As a self confessed uber geek, you cannot imagine my excitement when I finally saw this film advertised whilst watching Skyfall a month or so ago. I am a massive fan of the fantasy genre, in fact until fairly recently it was all I would read. I’ve grown up this way, my dad has read everything of Tolkein’s and knows pretty much all there is to know, simply off the top of his head. As well as reading all sorts of other sci-fi/fantasy novels, he has also written his own novel, and is working in the sequel – I wonder where I get all this sci-fi loving writing enthusiasm from?

The Hobbit was actually the first grown-up book I ever read – I say that but it is of course actually a children’s book – I see it more as a transitional piece to be honest. At any rate, it was certainly the first fantasy book I ever read, and I’ve been hooked since. I was a bit too young (and a wimp) to see the Lord of the Rings trilogy at the cinema, but when I did see them at home they very quickly became my favourite films. I even got the extended edition box set on blu-ray for Christmas! Anyway, suffice it to say I was insanely excited to see the prequel at the cinema.

We’re a bit of a sci-fi family, fortunately Dave, my hubby, loves them too, so in the end five of us went – me, Dave, his best friend James, my dad and my sister. We all had high hopes, but were absolutely blown away by what we saw. Me and my dad had been a bit sceptical as to why Peter Jackson had to split a small children’s book into three films. We had heard that the main story of the book was to be split into two, but they were also making a film of the connection between the two trilogies; basically were Sauron comes from and regains his power. In the book, this is only briefly mentioned as a matter of fact, so it was going to be interesting to see how much they expanded on this.

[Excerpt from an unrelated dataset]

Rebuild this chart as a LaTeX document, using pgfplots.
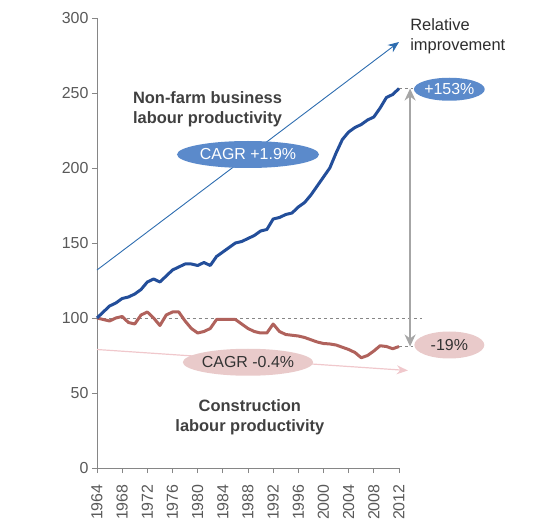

And that is definitely what the film is – an expansion of the book. Fortunately, you never ever feel as though the film is being untrue to the book, and it even makes mention of some of the more trivial comments in the book, which for most people makes it so special. The characters are all really well done, and Martin Freeman plays a younger Bilbo excellently. Jackson makes a very good introduction to the story, keeping in theme with the LotR films, and making the connection nice and easy, without being too obvious, for those who might not have read the books.

Being a pretty long film at 2 and a half hours long, you honestly don’t feel a bit of that. It’s so well paced, between the action sequences and the story telling, the whole thing flows really well together, especially considering how much expansion and extra detail there is. Ironic, as it’s normally the other way round! The most important scene however, is completely perfect. The riddles in the dark, with Andy Serkis playing a once again amazing Gollum, is exactly as you imagine it when reading the book. The facial expressions of Gollum are absolutely heartbreaking, and you see a bit more of the one-time-hobbit instead of the consumed creature you see in the LotR trilogy.

There are far too many wonderful aspects of this film for me to go on about here – in fact I could wax lyrical about Tolkein almost as much as my dad, and to be honest probably bore most of you rigid. But, even if you haven’t read the books, or aren’t a fan of The Lord of the Rings trilogy, I would thoroughly recommend going to see this film. As the book was more for children, the film is more lighthearted, with heartwarming characters as well as comedy, its much less serious than the more grown-up trilogy, but with the astonishing scenery and incredible special effects that go along with it, creating a true Middle Earth that any fan would delight to see.